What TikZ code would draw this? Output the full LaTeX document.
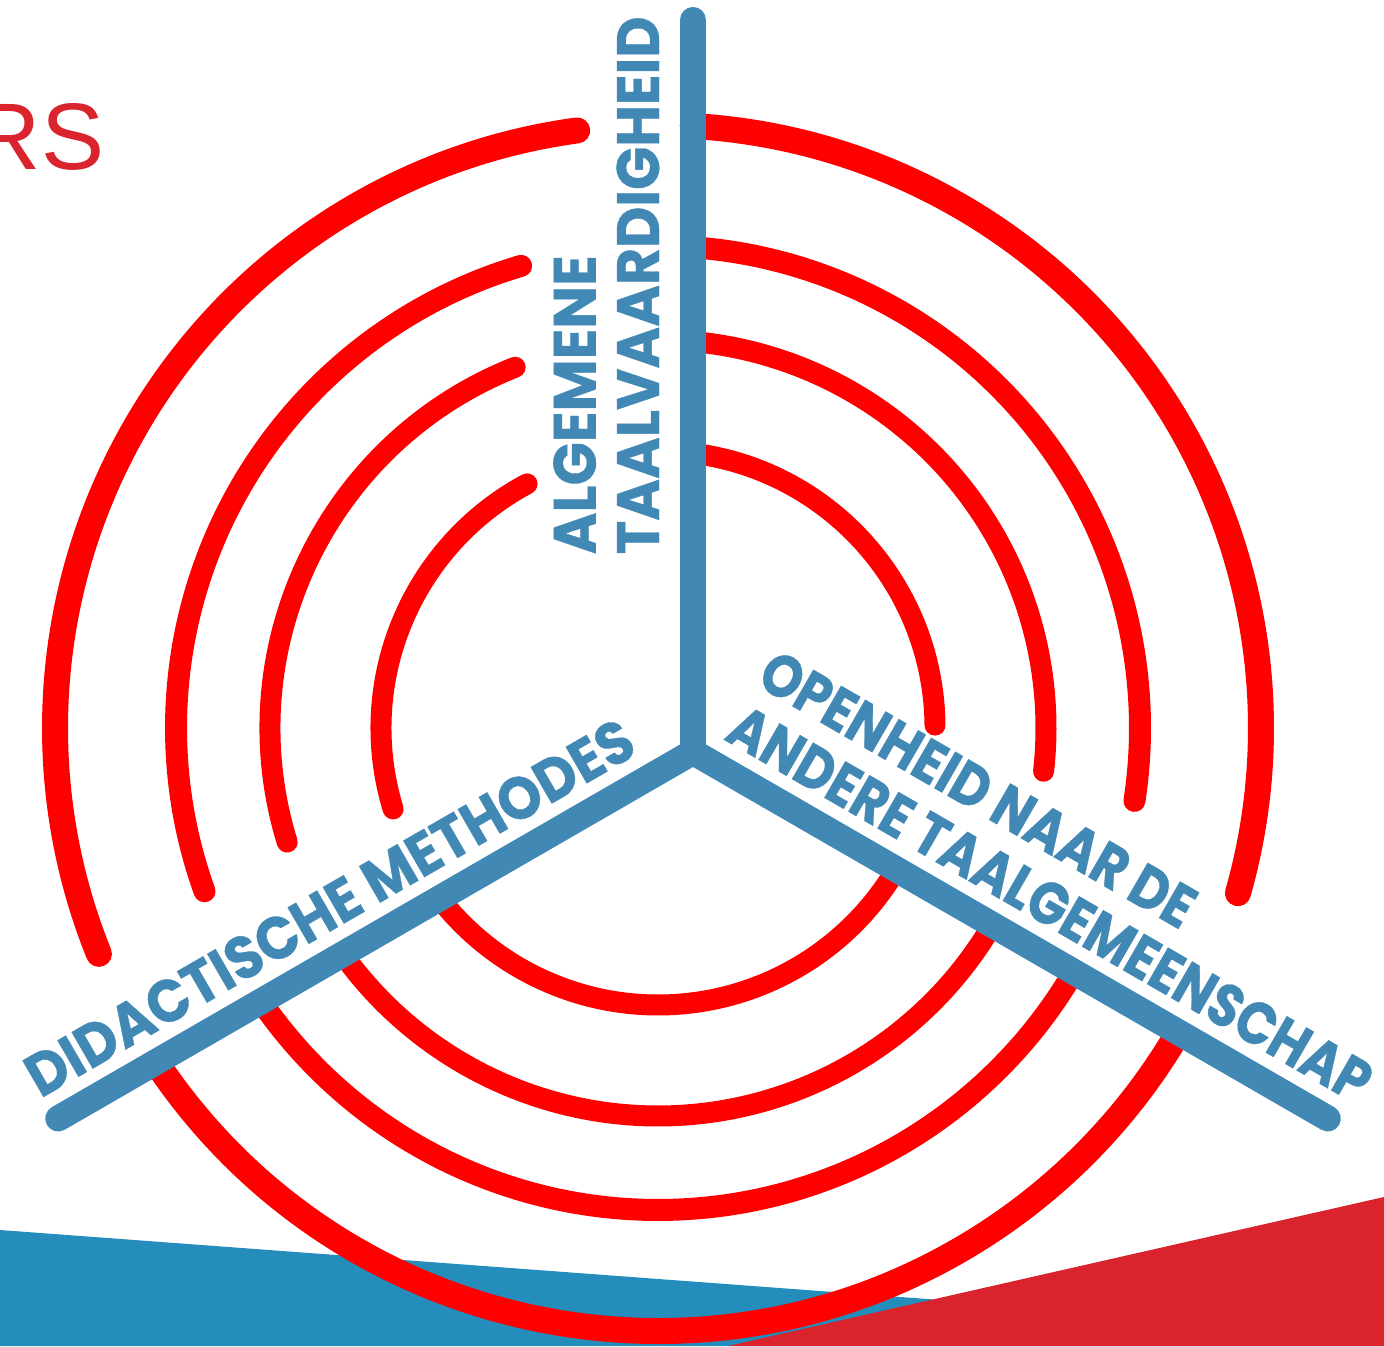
\documentclass[tikz,border=0pt]{standalone}
\usepackage{fontspec}
\usetikzlibrary{calc}
\newfontfamily\spokefont{Poppins}[BoldFeatures={FakeBold=0.6}]
\newfontfamily\titlefont{Liberation Sans}
\definecolor{spokeblue}{HTML}{4288B5}
\definecolor{ringred}{HTML}{FF0000}
\definecolor{bandblue}{HTML}{248DBB}
\definecolor{bandred}{HTML}{D9232D}
\begin{document}
\begin{tikzpicture}
  [
  ring/.style={draw=ringred, line width=0.21cm, line cap=round},
  spoke/.style={draw=spokeblue, line width=0.26cm, line cap=round},
  spokelabel/.style={text=spokeblue, inner sep=0pt, align=left,
    font=\spokefont\bfseries\fontsize{17}{18}\selectfont},
  ]
\useasboundingbox (0,0) rectangle (13.84,13.46);

% bands at the bottom
\fill[bandblue] (0,1.16) -- (13.84,0.13) -- (13.84,0) -- (0,0) -- cycle;
\fill[bandred] (7.28,0) -- (13.84,1.49) -- (13.84,0) -- cycle;

\node[text=bandred, anchor=base east, inner sep=0pt,
  font=\titlefont\fontsize{26.9}{30}\selectfont] (title) at (1.05,11.76) {RS};

\coordinate (ctr) at (6.58,6.18);
\coordinate (hub) at (6.93,5.94);
\coordinate (top) at ($(hub)+(90:7.32)$);
\coordinate (left) at ($(hub)+(210:7.33)$);
\coordinate (right) at ($(hub)+(330:7.33)$);

% rings, left part
\foreach \r/\a/\b/\w in {2.77/118.2/197/0.21, 3.88/111.6/197.1/0.21, 4.82/106.5/199.8/0.22, 6.03/97.7/202/0.26} {
  \draw[ring, line width=\w cm] ($(ctr)+(\a:\r)$) arc[start angle=\a, end angle=\b, radius=\r];
}
% rings, right part
\foreach \r/\a/\b/\w in {2.77/81.9/0.6/0.21, 3.88/84.2/-6.4/0.21, 4.82/85.4/-8.7/0.22, 6.03/86.7/-15.9/0.26} {
  \draw[ring, line width=\w cm] ($(ctr)+(\a:\r)$) arc[start angle=\a, end angle=\b, radius=\r];
}
% rings, bottom part
\foreach \r/\a/\b/\w in {2.77/217.9/329.3/0.21, 3.88/215.7/329.5/0.21, 4.82/214.6/329.6/0.22, 6.03/213.6/329.7/0.26} {
  \draw[ring, line cap=butt, line width=\w cm] ($(ctr)+(\a:\r)$) arc[start angle=\a, end angle=\b, radius=\r];
}

\draw[spoke] (hub) -- (top);
\draw[spoke] (hub) -- (left);
\draw[spoke] (hub) -- (right);

\node[spokelabel, rotate=90, xscale=0.95, anchor=south west] (taal) at ($(hub)+(90:1.97)+(180:0.33)$) {ALGEMENE\\TAALVAARDIGHEID};
\node[spokelabel, rotate=30, xscale=0.93, anchor=base west] (didac) at ($(hub)+(210:7.39)+(120:0.26)$) {DIDACTISCHE METHODES};
\node[spokelabel, rotate=-30, xscale=0.86, anchor=south west] (open) at ($(hub)+(330:0.19)+(60:0.25)$) {OPENHEID NAAR DE\\ANDERE TAALGEMEENSCHAP};
\end{tikzpicture}
\end{document}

——

• [WHAT THE TASK ASKS]: Leave out the pictures. Transcribe only the lines above, from the first through the one that contains "(right) at ($(hub)+(330:7.33)$);".

• [THE REPLY]:
What TikZ code would draw this? Output the full LaTeX document.
\documentclass[tikz,border=0pt]{standalone}
\usepackage{fontspec}
\usetikzlibrary{calc}
\newfontfamily\spokefont{Poppins}[BoldFeatures={FakeBold=0.6}]
\newfontfamily\titlefont{Liberation Sans}
\definecolor{spokeblue}{HTML}{4288B5}
\definecolor{ringred}{HTML}{FF0000}
\definecolor{bandblue}{HTML}{248DBB}
\definecolor{bandred}{HTML}{D9232D}
\begin{document}
\begin{tikzpicture}
  [
  ring/.style={draw=ringred, line width=0.21cm, line cap=round},
  spoke/.style={draw=spokeblue, line width=0.26cm, line cap=round},
  spokelabel/.style={text=spokeblue, inner sep=0pt, align=left,
    font=\spokefont\bfseries\fontsize{17}{18}\selectfont},
  ]
\useasboundingbox (0,0) rectangle (13.84,13.46);

% bands at the bottom
\fill[bandblue] (0,1.16) -- (13.84,0.13) -- (13.84,0) -- (0,0) -- cycle;
\fill[bandred] (7.28,0) -- (13.84,1.49) -- (13.84,0) -- cycle;

\node[text=bandred, anchor=base east, inner sep=0pt,
  font=\titlefont\fontsize{26.9}{30}\selectfont] (title) at (1.05,11.76) {RS};

\coordinate (ctr) at (6.58,6.18);
\coordinate (hub) at (6.93,5.94);
\coordinate (top) at ($(hub)+(90:7.32)$);
\coordinate (left) at ($(hub)+(210:7.33)$);
\coordinate (right) at ($(hub)+(330:7.33)$);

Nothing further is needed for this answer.